SEC Sharpens Focus on Climate and ESG Disclosures
The SEC is intensifying its scrutiny of climate and ESG disclosures ahead of the 2025 Form 10-K filing season. New guidance warns that "boilerplate disclosures will not suffice" and requires more granular information on climate strategy and supply chain exposure. Robust enforcement of this data is expected to be a top priority for the agency in 2026.

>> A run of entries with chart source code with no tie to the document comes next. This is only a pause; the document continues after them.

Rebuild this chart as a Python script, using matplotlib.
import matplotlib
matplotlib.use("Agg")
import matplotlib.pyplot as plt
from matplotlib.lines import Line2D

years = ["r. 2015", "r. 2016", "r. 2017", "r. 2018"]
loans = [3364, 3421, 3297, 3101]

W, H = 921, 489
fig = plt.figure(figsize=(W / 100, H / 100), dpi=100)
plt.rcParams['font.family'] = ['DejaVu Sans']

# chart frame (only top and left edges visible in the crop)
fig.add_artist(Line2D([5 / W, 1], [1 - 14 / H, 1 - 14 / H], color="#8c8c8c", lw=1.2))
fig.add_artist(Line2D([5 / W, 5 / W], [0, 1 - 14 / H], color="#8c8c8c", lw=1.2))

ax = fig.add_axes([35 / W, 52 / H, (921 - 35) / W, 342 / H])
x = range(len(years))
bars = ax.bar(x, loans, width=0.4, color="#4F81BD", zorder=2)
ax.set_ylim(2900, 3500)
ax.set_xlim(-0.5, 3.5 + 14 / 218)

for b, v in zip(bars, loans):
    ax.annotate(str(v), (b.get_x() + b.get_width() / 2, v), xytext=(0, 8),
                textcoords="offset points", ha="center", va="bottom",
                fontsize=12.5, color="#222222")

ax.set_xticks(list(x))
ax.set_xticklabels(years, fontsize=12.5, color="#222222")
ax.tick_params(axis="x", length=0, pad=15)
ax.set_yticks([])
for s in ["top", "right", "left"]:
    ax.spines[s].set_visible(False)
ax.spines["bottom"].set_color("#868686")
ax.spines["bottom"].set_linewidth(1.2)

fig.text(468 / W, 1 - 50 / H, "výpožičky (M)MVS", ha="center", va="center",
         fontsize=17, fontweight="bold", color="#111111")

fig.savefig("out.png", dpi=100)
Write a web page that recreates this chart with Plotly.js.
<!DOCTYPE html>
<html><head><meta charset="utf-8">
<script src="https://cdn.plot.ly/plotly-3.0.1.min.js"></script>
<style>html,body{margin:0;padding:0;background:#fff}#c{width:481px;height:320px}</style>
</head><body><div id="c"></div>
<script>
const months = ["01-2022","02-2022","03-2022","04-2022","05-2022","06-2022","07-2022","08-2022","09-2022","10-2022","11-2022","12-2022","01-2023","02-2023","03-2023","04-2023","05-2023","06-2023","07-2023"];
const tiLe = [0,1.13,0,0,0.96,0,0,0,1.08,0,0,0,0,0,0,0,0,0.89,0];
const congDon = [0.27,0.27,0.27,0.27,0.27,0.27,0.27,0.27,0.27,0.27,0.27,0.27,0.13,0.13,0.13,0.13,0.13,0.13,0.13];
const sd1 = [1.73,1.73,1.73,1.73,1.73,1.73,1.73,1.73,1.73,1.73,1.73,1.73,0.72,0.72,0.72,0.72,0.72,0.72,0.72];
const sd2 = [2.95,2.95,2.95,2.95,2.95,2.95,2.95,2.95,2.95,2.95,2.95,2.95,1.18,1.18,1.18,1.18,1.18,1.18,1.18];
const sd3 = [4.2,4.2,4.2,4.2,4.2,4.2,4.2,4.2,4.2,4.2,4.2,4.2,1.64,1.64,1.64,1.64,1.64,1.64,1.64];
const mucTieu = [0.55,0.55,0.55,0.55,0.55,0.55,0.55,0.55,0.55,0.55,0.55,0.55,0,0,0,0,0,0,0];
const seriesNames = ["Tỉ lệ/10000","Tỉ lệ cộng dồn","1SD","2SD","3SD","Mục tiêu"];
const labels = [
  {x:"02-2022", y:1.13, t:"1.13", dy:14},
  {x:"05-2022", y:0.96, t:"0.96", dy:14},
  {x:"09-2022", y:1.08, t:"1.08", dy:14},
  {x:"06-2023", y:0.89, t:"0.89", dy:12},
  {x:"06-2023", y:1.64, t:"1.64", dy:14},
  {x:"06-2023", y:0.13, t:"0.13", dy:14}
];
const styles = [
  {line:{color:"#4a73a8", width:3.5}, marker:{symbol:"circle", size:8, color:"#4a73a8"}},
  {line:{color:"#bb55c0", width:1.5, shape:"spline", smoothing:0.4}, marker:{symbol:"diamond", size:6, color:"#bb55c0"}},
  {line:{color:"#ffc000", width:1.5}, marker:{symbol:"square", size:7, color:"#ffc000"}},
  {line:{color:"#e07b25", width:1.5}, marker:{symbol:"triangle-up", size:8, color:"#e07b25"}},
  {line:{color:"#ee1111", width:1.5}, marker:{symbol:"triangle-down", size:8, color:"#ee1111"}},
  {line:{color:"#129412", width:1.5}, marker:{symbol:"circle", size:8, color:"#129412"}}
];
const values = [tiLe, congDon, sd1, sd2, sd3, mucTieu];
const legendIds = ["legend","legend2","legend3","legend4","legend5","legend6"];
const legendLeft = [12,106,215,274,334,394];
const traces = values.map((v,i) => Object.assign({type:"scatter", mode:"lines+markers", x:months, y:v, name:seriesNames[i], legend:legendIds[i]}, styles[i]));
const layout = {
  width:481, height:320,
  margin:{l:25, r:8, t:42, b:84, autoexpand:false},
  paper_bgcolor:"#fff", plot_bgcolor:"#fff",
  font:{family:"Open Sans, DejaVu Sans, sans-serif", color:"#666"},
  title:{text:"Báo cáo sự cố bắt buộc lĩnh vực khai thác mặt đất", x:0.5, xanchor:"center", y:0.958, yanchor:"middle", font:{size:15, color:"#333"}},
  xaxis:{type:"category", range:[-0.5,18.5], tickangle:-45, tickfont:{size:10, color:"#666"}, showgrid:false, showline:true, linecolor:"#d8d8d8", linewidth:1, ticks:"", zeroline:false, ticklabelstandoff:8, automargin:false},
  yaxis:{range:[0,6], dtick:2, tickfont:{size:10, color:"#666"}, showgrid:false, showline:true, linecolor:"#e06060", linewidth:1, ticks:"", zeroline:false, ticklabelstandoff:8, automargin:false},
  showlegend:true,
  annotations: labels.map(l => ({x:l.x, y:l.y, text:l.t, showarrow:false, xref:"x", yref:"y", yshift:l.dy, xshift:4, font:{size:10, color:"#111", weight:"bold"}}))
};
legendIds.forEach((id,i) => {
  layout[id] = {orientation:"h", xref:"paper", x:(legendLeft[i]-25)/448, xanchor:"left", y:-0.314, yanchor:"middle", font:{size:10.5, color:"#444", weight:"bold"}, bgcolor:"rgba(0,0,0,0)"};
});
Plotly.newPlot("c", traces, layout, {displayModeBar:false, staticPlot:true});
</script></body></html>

- The SEC's final climate rule, adopted in March 2024, was stayed in April 2024 pending judicial review due to numerous legal challenges. In March 2025, the SEC announced it would no longer legally defend the rule, leaving its future uncertain and placing the litigation in abeyance. - While the final federal rule dropped the requirement for Scope 3 (supply chain) emissions disclosure, manufacturers still face this mandate from other jurisdictions. California's SB 253 and the European Union's Corporate Sustainability Reporting Directive (CSRD) both require Scope 3 reporting, impacting companies with operations or large sales in those markets. - The stayed SEC rule would have required new, specific financial statement footnote disclosures, including the aggregated costs and losses from severe weather events if they exceed a 1% threshold of pre-tax income or stockholders' equity. It also mandated disclosure of material spending on carbon offsets and renewable energy credits (RECs). - Under the paused rule, larger public companies (Large Accelerated Filers) were scheduled to begin disclosing Scope 1 and Scope 2 greenhouse gas emissions in their fiscal year 2026 filings, with smaller companies having until 2028. - Geopolitical shifts, such as U.S.-China trade tensions and the trend of supply chain diversification to countries like Vietnam, India, and Mexico, are creating material risks for manufacturers. These disruptions, costs, and strategic changes are central to the risk disclosures the SEC is scrutinizing. - Despite the new rule's halt, the SEC's 2010 guidance on climate-related disclosures remains in effect and has been cited in enforcement actions. The agency continues to pursue companies for misleading ESG-related statements, as seen in a 2024 settlement with WisdomTree Asset Management over its ESG investment processes. - The increasing complexity of ESG regulations is elevating the role of internal audit, which is now expected to provide independent assurance over the effectiveness of ESG risk management, the accuracy of sustainability data, and the internal controls for regulatory reporting.